There are hundreds of these SaaS applications, some of which are flying under the radar of many organizations' management, not to mention IT. This is largely due to the centralized nature of IT in many companies, and many of these SaaS applications can simply be purchased on a credit card requiring little integration into IT. Until they're successful or the department needs to integrate data.

Centralized IT departments are incredibly useful for things like managing desktops and phones, requisitions, telecommunications, and software licensing. Most importantly, standards, integration, identity management, data governance, security, and certification (ISO, etc.) are far more efficiently managed in a centralized IT organization. Those areas also require IT-specific knowledge independent of many functional organizational areas.


However, optimizing the use, licensing, training, and value of SaaS platforms really requires far more knowledge on the consumer side -- consumer, in this case, being the part of the organization that is consuming (using) the SaaS application. It's knowledge that, by design, is centralized in another department. For example, IT is not HR, and to get the most out of the usage and integration of the Workday SaaS requires an HR technology specialist.


Of course, you're probably thinking, well, it's always been IT's job. My point is, not anymore.

Essentially, the skill set I'm describing in the example is a Workday Subject Matter Expert (SME), or sometimes called an HRIS manager. That person needs to be a key part of the organization's HR team, immersed in the regulations, requirements, and challenges that HR is struggling with every day. They act as the Great Translator, translating Workday nomenclature and data descriptions to their organization's terminology and descriptions. He or she should be an HR professional, with certifications, to really know what goes on behind the scenes and what the organization needs from the product. They should understand the recruiting, retention, payroll, and benefits solutions most desired and critical to operations. They should be responsible for choosing which modules to implement and how to license the product.

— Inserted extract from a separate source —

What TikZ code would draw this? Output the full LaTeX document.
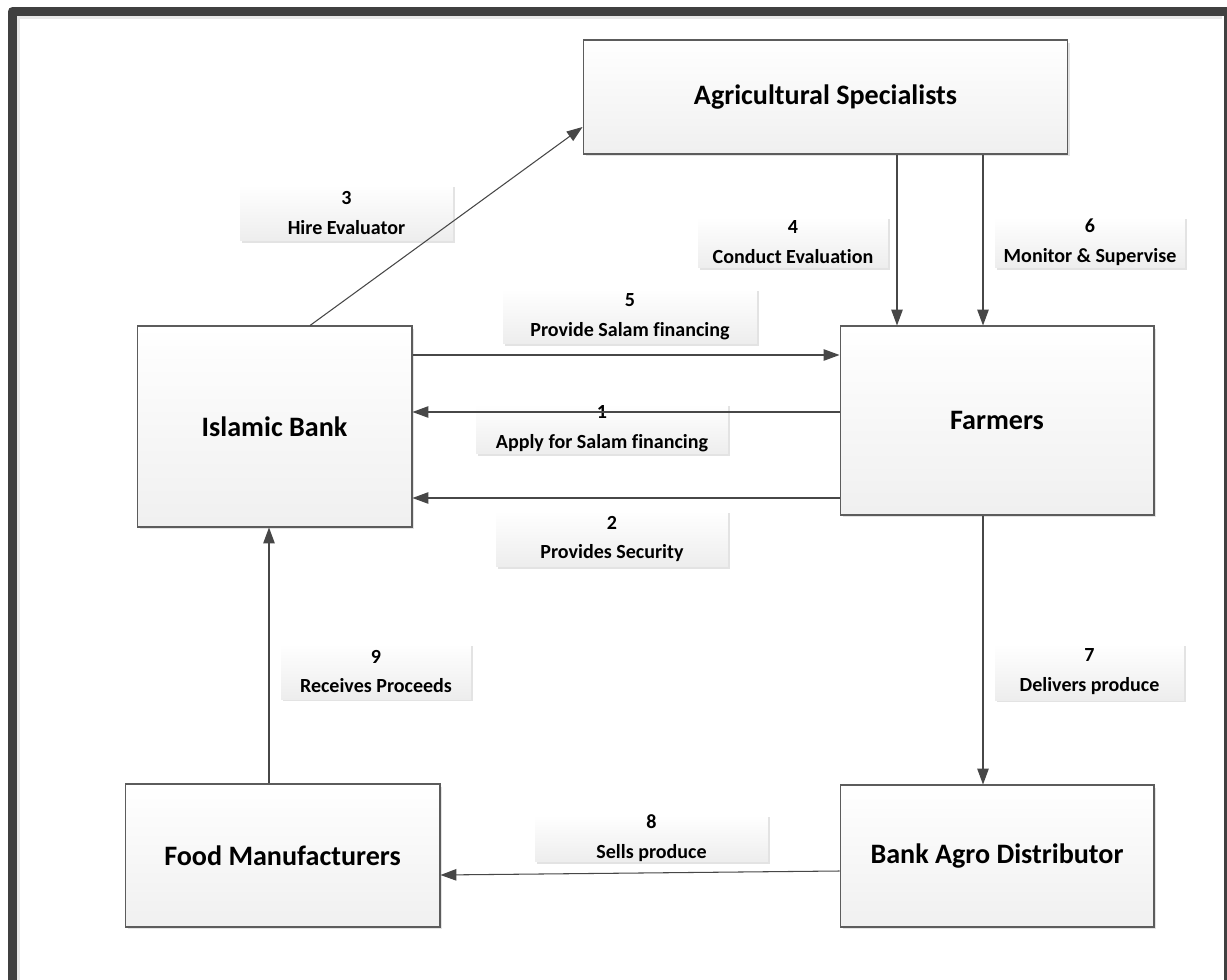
\documentclass[tikz,border=0pt]{standalone}
\usepackage{fontspec}
\setmainfont{Carlito}[Ligatures=NoCommon]
\usetikzlibrary{arrows.meta,shadows,calc}
\definecolor{framecol}{HTML}{404040}
\definecolor{edgecol}{HTML}{5C5C5C}
\definecolor{arrcol}{HTML}{474747}
\tikzset{
  mainbox/.style={draw=edgecol, line width=0.6pt, top color=white, bottom color=black!6,
    font=\fontsize{16}{19}\selectfont\bfseries, inner sep=0pt,
    drop shadow={shadow xshift=0.05cm, shadow yshift=-0.05cm, fill=black!11, opacity=1}},
  labelbox/.style={draw=none, top color=white, bottom color=black!7,
    font=\fontsize{11.4}{17}\selectfont\bfseries, align=center, inner sep=0pt,
    drop shadow={shadow xshift=0.04cm, shadow yshift=-0.04cm, fill=black!11, opacity=1}},
  flow/.style={draw=arrcol, line width=0.6pt, -{Triangle[length=9pt,width=6.5pt]}}
}
\begin{document}
\begin{tikzpicture}[x=0.02cm,y=-0.02cm]
\useasboundingbox (0,0) rectangle (1227,980);
\clip (0,0) rectangle (1227,980);
\fill[white] (0,0) rectangle (1227,980);
% frame
\draw[black!9, line width=1.7pt] (18.5,1000) -- (18.5,17.5) -- (1222,17.5);
\draw[framecol, line width=5.1pt, line join=round] (12.5,1000) -- (12.5,11.5) -- (1228,11.5) -- (1228,1000);

% main boxes
\node[mainbox, minimum width=9.7cm, minimum height=2.28cm] (ag) at (825.5,97) {Agricultural Specialists};
\node[mainbox, minimum width=5.5cm, minimum height=4.02cm] (ib) at (274.5,426.5) {Islamic Bank};
\node[mainbox, minimum width=6.28cm, minimum height=3.78cm] (fa) at (997,420.5) {Farmers};
\node[mainbox, minimum width=6.3cm, minimum height=2.86cm] (fm) at (282.5,855.5) {Food Manufacturers};
\node[mainbox, minimum width=6.28cm, minimum height=2.84cm] (bad) at (997,856) {Bank Agro Distributor};

% label boxes
\node[labelbox, minimum width=4.26cm, minimum height=1.12cm] (l3) at (346.5,213) {3\\Hire Evaluator};
\node[labelbox, minimum width=3.8cm, minimum height=1.02cm] (l4) at (793,242.5) {4\\Conduct Evaluation};
\node[labelbox, minimum width=3.8cm, minimum height=1.02cm] (l6) at (1090,242.5) {6\\Monitor \& Supervise};
\node[labelbox, minimum width=5.08cm, minimum height=1.1cm] (l5) at (630,316.5) {5\\Provide Salam financing};
\node[labelbox, minimum width=5.04cm, minimum height=1.0cm] (l1) at (602,429) {1\\Apply for Salam financing};
\node[labelbox, minimum width=4.64cm, minimum height=1.12cm] (l2) at (612,539) {2\\Provides Security};
\node[labelbox, minimum width=3.8cm, minimum height=1.1cm] (l9) at (376,671.5) {9\\Receives Proceeds};
\node[labelbox, minimum width=3.78cm, minimum height=1.12cm] (l7) at (1089.5,672) {7\\Delivers produce};
\node[labelbox, minimum width=4.66cm, minimum height=0.9cm] (l8) at (651.5,838.5) {8\\Sells produce};

% connectors
\draw[flow] (310,0 |- ib.north) -- (ag.west |- 0,127);
\draw[flow] (897,0 |- ag.south) -- (897,0 |- fa.north);
\draw[flow] (983,0 |- ag.south) -- (983,0 |- fa.north);
\draw[flow] (ib.east |- 0,355) -- (fa.west |- 0,355);
\draw[flow] (fa.west |- 0,412) -- (ib.east |- 0,412);
\draw[flow] (fa.west |- 0,498) -- (ib.east |- 0,498);
\draw[flow] (983,0 |- fa.south) -- (983,0 |- bad.north);
\draw[flow] (bad.west |- 0,871) -- (fm.east |- 0,875);
\draw[flow] (269,0 |- fm.north) -- (269,0 |- ib.south);
\end{tikzpicture}
\end{document}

Finally, they should understand HR data and it's context, as well as the on boarding and off boarding processes, legal and HIPAA requirements, so that when integrations are built by IT and used elsewhere in the organization, appropriate data audits and contextualization can occur to insure reporting is accurate.


HRIS managers have been around for some time, and you're basically thinking, well, this is a no-brainer. But this concept of SME, or platform manager, or whatever you want to call it, really should apply to each and every major SaaS tool you are using, inside of each and every organizational department that's using it.


Your organization won't get the most out of its SaaS tools unless the consumers have a voice and are actually driving innovation and adoption of the platform and take full ownership. Without SMEs, your favorite SaaS application is just another one on the list in an already overtaxed IT department. Essentially, cloud applications transfer the requirements of managing, installing, updating and operating an application away from IT and to the vendor. What does not transfer to the cloud is the custom organizational process knowledge, data knowledge, and access control knowledge.


Each major department, such as Sales, Finance, Legal, and Payroll should have a cloud SaaS SME on their team to help their department take the most advantage of their specific SaaS tool. They may have more than one if they're using multiple tools. Marketing usually has these already, in the realm of social media managers, website managers, etc.


Bottom line -- this is the direction organizations and IT need to move. Consolidate centralized IT functions, then push out SMEs to each department to manage the software licensing, implementation, user training and data integrations for your SaaS applications. To basically... own the SaaS application in the department. Only then will organizations get the most value out of their SaaS cloud implementations.